## Begin

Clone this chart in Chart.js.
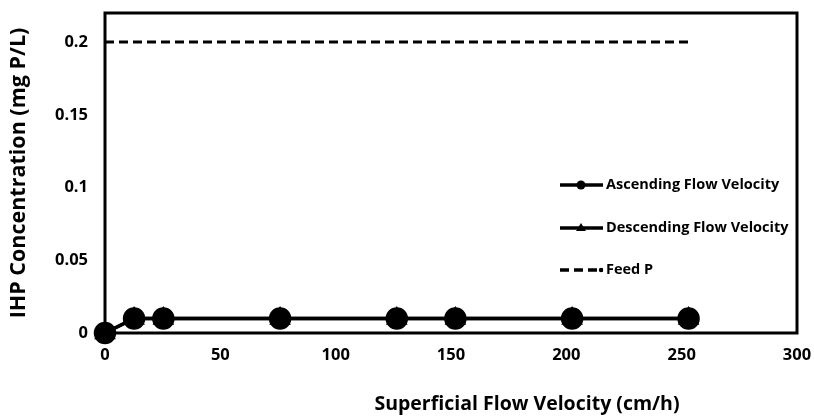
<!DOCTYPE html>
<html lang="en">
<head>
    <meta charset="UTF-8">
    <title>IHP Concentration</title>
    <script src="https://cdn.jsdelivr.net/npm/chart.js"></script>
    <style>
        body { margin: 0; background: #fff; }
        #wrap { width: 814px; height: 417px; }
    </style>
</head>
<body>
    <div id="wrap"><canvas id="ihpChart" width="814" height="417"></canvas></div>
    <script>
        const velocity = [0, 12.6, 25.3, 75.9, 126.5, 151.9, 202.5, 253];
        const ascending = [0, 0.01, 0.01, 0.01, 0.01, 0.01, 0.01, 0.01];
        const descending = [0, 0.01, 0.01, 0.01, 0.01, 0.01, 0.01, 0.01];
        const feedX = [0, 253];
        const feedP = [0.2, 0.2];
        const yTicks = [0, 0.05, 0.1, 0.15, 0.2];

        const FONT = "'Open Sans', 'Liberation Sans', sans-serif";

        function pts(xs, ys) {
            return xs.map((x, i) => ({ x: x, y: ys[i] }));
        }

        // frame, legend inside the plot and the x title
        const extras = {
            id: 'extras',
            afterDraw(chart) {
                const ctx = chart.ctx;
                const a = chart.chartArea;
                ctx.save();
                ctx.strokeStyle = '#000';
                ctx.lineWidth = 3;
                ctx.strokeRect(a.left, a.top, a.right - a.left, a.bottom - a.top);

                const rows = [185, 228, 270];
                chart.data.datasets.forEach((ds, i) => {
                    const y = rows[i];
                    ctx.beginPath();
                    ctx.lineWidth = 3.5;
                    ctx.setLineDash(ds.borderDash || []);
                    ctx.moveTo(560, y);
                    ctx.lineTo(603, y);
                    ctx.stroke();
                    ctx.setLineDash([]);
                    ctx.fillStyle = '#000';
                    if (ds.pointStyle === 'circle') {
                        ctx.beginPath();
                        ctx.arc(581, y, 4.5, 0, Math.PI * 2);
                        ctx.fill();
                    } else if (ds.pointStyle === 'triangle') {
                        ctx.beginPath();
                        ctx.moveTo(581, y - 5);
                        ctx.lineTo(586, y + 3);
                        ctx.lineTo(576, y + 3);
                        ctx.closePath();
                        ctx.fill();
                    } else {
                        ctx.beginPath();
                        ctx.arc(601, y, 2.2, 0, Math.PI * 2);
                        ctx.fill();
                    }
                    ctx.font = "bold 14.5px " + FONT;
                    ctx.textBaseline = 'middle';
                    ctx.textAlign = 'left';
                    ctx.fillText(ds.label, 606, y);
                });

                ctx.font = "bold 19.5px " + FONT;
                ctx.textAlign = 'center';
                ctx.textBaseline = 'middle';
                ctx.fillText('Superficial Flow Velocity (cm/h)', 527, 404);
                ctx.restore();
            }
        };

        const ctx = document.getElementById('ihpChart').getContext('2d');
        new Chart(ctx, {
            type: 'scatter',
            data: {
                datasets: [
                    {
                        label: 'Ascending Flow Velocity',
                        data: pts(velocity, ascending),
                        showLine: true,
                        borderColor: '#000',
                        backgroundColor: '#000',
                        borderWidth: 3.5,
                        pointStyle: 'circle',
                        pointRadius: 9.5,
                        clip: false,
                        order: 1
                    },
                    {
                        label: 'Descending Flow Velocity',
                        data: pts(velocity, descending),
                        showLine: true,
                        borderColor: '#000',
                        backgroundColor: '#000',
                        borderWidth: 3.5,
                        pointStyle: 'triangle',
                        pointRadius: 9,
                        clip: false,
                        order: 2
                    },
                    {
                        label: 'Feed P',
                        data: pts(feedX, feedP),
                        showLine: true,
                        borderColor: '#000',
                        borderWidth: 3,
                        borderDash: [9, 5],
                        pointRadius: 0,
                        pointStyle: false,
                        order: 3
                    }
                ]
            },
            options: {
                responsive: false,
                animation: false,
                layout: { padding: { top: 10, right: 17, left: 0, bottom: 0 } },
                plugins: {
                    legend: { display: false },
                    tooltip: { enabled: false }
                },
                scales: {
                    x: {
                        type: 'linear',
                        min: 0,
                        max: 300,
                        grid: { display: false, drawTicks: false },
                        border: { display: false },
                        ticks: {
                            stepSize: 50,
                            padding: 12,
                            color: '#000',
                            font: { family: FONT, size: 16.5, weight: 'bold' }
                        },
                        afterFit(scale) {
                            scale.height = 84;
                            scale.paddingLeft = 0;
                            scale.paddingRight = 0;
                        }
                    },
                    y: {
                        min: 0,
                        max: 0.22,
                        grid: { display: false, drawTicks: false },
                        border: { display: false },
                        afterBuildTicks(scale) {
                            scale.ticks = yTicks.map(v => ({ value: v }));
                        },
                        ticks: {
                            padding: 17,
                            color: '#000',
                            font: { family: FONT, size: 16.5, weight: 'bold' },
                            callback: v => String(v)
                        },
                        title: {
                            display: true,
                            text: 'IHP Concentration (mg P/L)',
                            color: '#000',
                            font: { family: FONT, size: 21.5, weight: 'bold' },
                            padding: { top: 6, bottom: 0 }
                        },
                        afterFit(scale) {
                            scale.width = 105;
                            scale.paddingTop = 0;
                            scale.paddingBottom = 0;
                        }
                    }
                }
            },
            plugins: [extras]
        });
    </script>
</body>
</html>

## End

§ WRITTEN REQUEST
Write the full listing out again with every line unchanged, but include no pictures.

§ ANSWER BELOW
Clone this chart in Chart.js.
<!DOCTYPE html>
<html lang="en">
<head>
    <meta charset="UTF-8">
    <title>IHP Concentration</title>
    <script src="https://cdn.jsdelivr.net/npm/chart.js"></script>
    <style>
        body { margin: 0; background: #fff; }
        #wrap { width: 814px; height: 417px; }
    </style>
</head>
<body>
    <div id="wrap"><canvas id="ihpChart" width="814" height="417"></canvas></div>
    <script>
        const velocity = [0, 12.6, 25.3, 75.9, 126.5, 151.9, 202.5, 253];
        const ascending = [0, 0.01, 0.01, 0.01, 0.01, 0.01, 0.01, 0.01];
        const descending = [0, 0.01, 0.01, 0.01, 0.01, 0.01, 0.01, 0.01];
        const feedX = [0, 253];
        const feedP = [0.2, 0.2];
        const yTicks = [0, 0.05, 0.1, 0.15, 0.2];

        const FONT = "'Open Sans', 'Liberation Sans', sans-serif";

        function pts(xs, ys) {
            return xs.map((x, i) => ({ x: x, y: ys[i] }));
        }

        // frame, legend inside the plot and the x title
        const extras = {
            id: 'extras',
            afterDraw(chart) {
                const ctx = chart.ctx;
                const a = chart.chartArea;
                ctx.save();
                ctx.strokeStyle = '#000';
                ctx.lineWidth = 3;
                ctx.strokeRect(a.left, a.top, a.right - a.left, a.bottom - a.top);

                const rows = [185, 228, 270];
                chart.data.datasets.forEach((ds, i) => {
                    const y = rows[i];
                    ctx.beginPath();
                    ctx.lineWidth = 3.5;
                    ctx.setLineDash(ds.borderDash || []);
                    ctx.moveTo(560, y);
                    ctx.lineTo(603, y);
                    ctx.stroke();
                    ctx.setLineDash([]);
                    ctx.fillStyle = '#000';
                    if (ds.pointStyle === 'circle') {
                        ctx.beginPath();
                        ctx.arc(581, y, 4.5, 0, Math.PI * 2);
                        ctx.fill();
                    } else if (ds.pointStyle === 'triangle') {
                        ctx.beginPath();
                        ctx.moveTo(581, y - 5);
                        ctx.lineTo(586, y + 3);
                        ctx.lineTo(576, y + 3);
                        ctx.closePath();
                        ctx.fill();
                    } else {
                        ctx.beginPath();
                        ctx.arc(601, y, 2.2, 0, Math.PI * 2);
                        ctx.fill();
                    }
                    ctx.font = "bold 14.5px " + FONT;
                    ctx.textBaseline = 'middle';
                    ctx.textAlign = 'left';
                    ctx.fillText(ds.label, 606, y);
                });

                ctx.font = "bold 19.5px " + FONT;
                ctx.textAlign = 'center';
                ctx.textBaseline = 'middle';
                ctx.fillText('Superficial Flow Velocity (cm/h)', 527, 404);
                ctx.restore();
            }
        };

        const ctx = document.getElementById('ihpChart').getContext('2d');
        new Chart(ctx, {
            type: 'scatter',
            data: {
                datasets: [
                    {
                        label: 'Ascending Flow Velocity',
                        data: pts(velocity, ascending),
                        showLine: true,
                        borderColor: '#000',
                        backgroundColor: '#000',
                        borderWidth: 3.5,
                        pointStyle: 'circle',
                        pointRadius: 9.5,
                        clip: false,
                        order: 1
                    },
                    {
                        label: 'Descending Flow Velocity',
                        data: pts(velocity, descending),
                        showLine: true,
                        borderColor: '#000',
                        backgroundColor: '#000',
                        borderWidth: 3.5,
                        pointStyle: 'triangle',
                        pointRadius: 9,
                        clip: false,
                        order: 2
                    },
                    {
                        label: 'Feed P',
                        data: pts(feedX, feedP),
                        showLine: true,
                        borderColor: '#000',
                        borderWidth: 3,
                        borderDash: [9, 5],
                        pointRadius: 0,
                        pointStyle: false,
                        order: 3
                    }
                ]
            },
            options: {
                responsive: false,
                animation: false,
                layout: { padding: { top: 10, right: 17, left: 0, bottom: 0 } },
                plugins: {
                    legend: { display: false },
                    tooltip: { enabled: false }
                },
                scales: {
                    x: {
                        type: 'linear',
                        min: 0,
                        max: 300,
                        grid: { display: false, drawTicks: false },
                        border: { display: false },
                        ticks: {
                            stepSize: 50,
                            padding: 12,
                            color: '#000',
                            font: { family: FONT, size: 16.5, weight: 'bold' }
                        },
                        afterFit(scale) {
                            scale.height = 84;
                            scale.paddingLeft = 0;
                            scale.paddingRight = 0;
                        }
                    },
                    y: {
                        min: 0,
                        max: 0.22,
                        grid: { display: false, drawTicks: false },
                        border: { display: false },
                        afterBuildTicks(scale) {
                            scale.ticks = yTicks.map(v => ({ value: v }));
                        },
                        ticks: {
                            padding: 17,
                            color: '#000',
                            font: { family: FONT, size: 16.5, weight: 'bold' },
                            callback: v => String(v)
                        },
                        title: {
                            display: true,
                            text: 'IHP Concentration (mg P/L)',
                            color: '#000',
                            font: { family: FONT, size: 21.5, weight: 'bold' },
                            padding: { top: 6, bottom: 0 }
                        },
                        afterFit(scale) {
                            scale.width = 105;
                            scale.paddingTop = 0;
                            scale.paddingBottom = 0;
                        }
                    }
                }
            },
            plugins: [extras]
        });
    </script>
</body>
</html>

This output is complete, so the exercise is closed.